# black and white Piebald Doe



## brown down (Oct 13, 2012)

it is an extremely crappy pic but with the confusion at first and trying to get my iphone off the dash, blah blah blah, must have been the adrenaline that made me so shaky!
well this is only about 2 miles from where we are hunting. supposedly there are two of them. always heard of brown and white ones but not black and white. it looked like a cow! 
what an awesome ending to a crap week! for the first time since i was prob 12 i had buck fever like you couldn't believe.
I have shot some slammers, and never get the rush until afterwards. almost pure focus, but afterwards, forger about it i have to hold onto the tree from shaking after i shoot. 

this buck, hands down is the biggest buck i have ever seen in the timber, well outside the 20 inch spread line. prob if i had to guess at what i saw today would absolutely hit the books for sure i had him at 45 yards broadside for about 5 mins which seemed like a lifetime. 40 is my threshold and i didn't want to cripple such trophy and beautiful animal
my buddy tried gruniting but he had a doe with him so he took off with her. i turn to my left and there stands a doe, i have unlimited tags so, 
BROWN DOWN




[attachment=12063]


----------



## Kevin (Oct 13, 2012)

Jeff, it's a baby Bigfoot. You know it. I know it. The rest of the forum knows it. C'mon man HFS (Hunting Frustration Syndrome) is really bad. I do admit that Van Gogh would have been proud of that picture. 

As a matter of fact I think I see his paint brush hanging out the arse of Piebald Bigfoot! . .


----------



## davduckman2010 (Oct 13, 2012)

that sucs jeff keep at it thats all you can do been there, i saw a piebald doe with its pure white pink eyes mother twice in three days a few years ago up the road from me . i dont shoot does or there young thats my bait. duck


----------



## brown down (Oct 13, 2012)

:rotflmao3::rotflmao3::lolol::lolol:
well either way if mrs. piebald and or bigfoot or a combo piebald bigfoot step into rangei, its gonna be a bad day for bigfoorpiebald :rotflmao3:

i am going to print this out, sign it and send it down south somewhere :lolol: who knows, with this type of photography, National Geo could be in contact with me, and it could be worth millions 

i can't take pics or edit them to save my life, but hand me a weapon or a tool and i am in my glory and surgical, well at least a weapon :rotflmao3:


----------



## brown down (Oct 13, 2012)

davduckman2010 said:


> that sucs jeff keep at it thats all you can do been there, i saw a piebald doe with its pure white pink eyes mother twice in three days a few years ago up the road from me . i dont shoot does or there young thats my bait. duck



i archery hunt in west chester PA which is down around philly area. there are so many deer that we need to thin them down. we are fortunate enough to have some pretty good stomping grounds when it comes to hunting. you can't drive 5 miles down' any road down there without seeing a deer let alone a buck. on the way back to the woods we saw in a 10 min drive 4 shooters and around 30 -40 does/cows


----------



## Kevin (Oct 14, 2012)

brown down said:


> :rotflmao3::rotflmao3::lolol::lolol:
> well either way if mrs. piebald and or bigfoot or a combo piebald bigfoot step into rangei, its gonna be a bad day for bigfoorpiebald :rotflmao3:
> 
> i am going to print this out, sign it and send it down south somewhere :lolol: who knows, with this type of photography, National Geo could be in contact with me, and it could be worth millions
> ...



You have to admit that photo looks exactly like something Van Gogh would have painted.


----------



## BassBlaster (Oct 14, 2012)

That may be the worse wildlife pic Ive ever seen!!! Lol

Either way, I think piebald deer are the most beautiful animals and that one has a ton of white.

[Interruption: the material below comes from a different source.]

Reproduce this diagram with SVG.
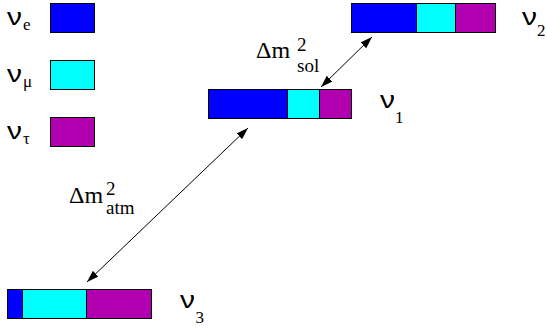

Better start saving your pennies in case you get a shot at it cause you know that deserves a full body mount!!


----------



## brown down (Oct 15, 2012)

BassBlaster said:


> That may be the worse wildlife pic Ive ever seen!!! Lol
> 
> Either way, I think piebald deer are the most beautiful animals and that one has a ton of white. Better start saving your pennies in case you get a shot at it cause you know that deserves a full body mount!!


bass i think if you hammered something as rare as this, cabelas or some other larger outfitter would pay you to display it for a period of time. I know there was a piebald buck shot i think in ohio, i think he settled with cabelas for around 150,000$ or so. looked like a cow with antlers

kevin i actually had no idea who that was. i just looked and his painting make this look even worse :rotflmao3: i have an 8 mega pix on my phone and i screwed this up :lolol: 
oh well hopefully get a better pic standing about 3 feet away with it on the ground.

might have to change my saying if i drop this. Brown Down wouldn't be to fitting

i had 15 or so does last night 25 yards eating apples under the tree, and a big boy came threw. i grabbed my bow, knocked an arrow, put my release on and than realized it was sun and we can't hunt on sunday lol


----------



## BassBlaster (Oct 15, 2012)

brown down said:


> BassBlaster said:
> 
> 
> > That may be the worse wildlife pic Ive ever seen!!! Lol
> ...



Theres a full body mount piebald buck in our local Gander Mountain. He doesnt have half as much white as in your pic though.

Whaaaaaat? No Sunday hunting? We didnt used to be aloud to here either but that changed. When they first changed it, you could only hunt on Sun if there were so many acres on the property, cant remember the number but it was something stupid. That lasted a year or two and now Sun is the same as any other day as far as hunting is concerned.


----------



## davduckman2010 (Oct 15, 2012)

growing up there was no hunting here in ohio on sundays stupidest rule they ever came up with . but when they figure how much money they can get out of it it changed emagine that ----:smack:politicians blah


----------